Little Aulë (then-Benedict) trotted along with us, hesitating here and there, eyeing every moving thing on the street. We could sense that the rush and bustle of New York City was a wholly overwhelming experience for him, and—immediately attached and concerned—we were driven to prove to him that humans could be safe and kind. Ian had raised dogs in his youth, and I had devoted 13 years to my previous rescue dog before she passed, so we felt confident we were up to the task. However, Aulë’s first days—completely exhausted and disoriented—failed to give us a proper scope of the depth of his needs and anxiety issues. We had been warned that he could be inconstant (cuddly and sweet one moment but timid and defense-barking the next) but we were still not clear about what that meant.

Once he was fully rested, we began to discover the depth of his fears. Walks outdoors for him were traumatic, he would jump and startle and try to flee every person and moving thing in sight. Sounds of all kinds startled him. Doors, carts, footsteps, bicycles, skateboards, children, laughter, car horns, squirrels, wind, falling leaves…it soon became easier to list the things that did not scare him than the multitudes of things that did.

He took first to me, displaying a palpable fear of men. He would follow me incessantly, sit only near me, respond only to my voice. He was afraid to be left alone in a room for even a moment, and was visibly intimidated when either Ian or his brother, Omar, were in the room. He was not housetrained and only knew the “sit” command. He seemed to not even understand what a toy was—much less how to play with one. He recognized only crate and food. I quickly surmised that these—and violence—were all he had ever known.

Aulë’s lack of training, his fear-barking, and his debilitating anxiety made him a challenge. Neither of us had ever raised or trained a fearful dog—we were in over our heads and needed help—fast (lest we inadvertently make his anxieties worse).

We’d met and spoken briefly with Jason Cohen of Canine Cohen Dog Training at the Brooklyn Badass adoption event, and decided to contact him to discuss his experience with anxious dogs. Jason offered immediate advice and we quickly surmised that working with him would be an asset. We scheduled an in-home session with Jason for an initial evaluation to determine a proper course of training and to teach us some basics.

Aulë did not change overnight. His trauma is so deeply rooted, it would be ignorant to expect him to just “snap out of it” and be free of his fears right away—as is true with any trauma survivor. Over the ensuing weeks, we met with Jason regularly, trained continually, discussed new issues as they presented, tried ever-new methods, and used patience, patience, patience.

Working with Aulë through Jason’s tailored methods—for Aulë, balanced training (positive reinforcement and strict boundaries)—we have been able to peel away some of the layers of mistrust and have discovered an absolutely hilarious, intelligent, precious, silly, and loving pup.

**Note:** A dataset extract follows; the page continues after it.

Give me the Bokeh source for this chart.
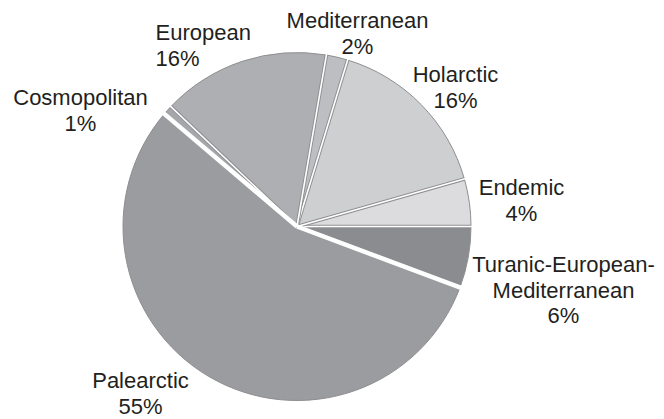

He is a downright charmer, and a cornerstone of our family. He now adores Ian, racing to greet him every evening, sitting at his side, snuggling and fawning for his attention. He and Omar are regular play buddies. It has been an incredible transformation.

We will never know what violence and neglect little Aulë survived, but we are committed to providing him with patience and safety at all times, leading him confidently, and loving him unconditionally. His ongoing evolution has been and continues to be miraculous. He is not the timid and scattered dog we brought home that cold day in November; he is happy, silly, playful, obedient, and confident.

Our previous experience and trainers did not gift us all the necessary tools for working with Aulë. We needed help. We have a special dog with shifting needs that weren’t readily solved in a how-to guide or through standard training methodology. We needed Jason’s keen understanding of rescues and canine anxiety, his interminable commitment to developing helpful strategies, and his generous and patient dedication to teaching us how to better communicate with and understand our sweet prince Aulë.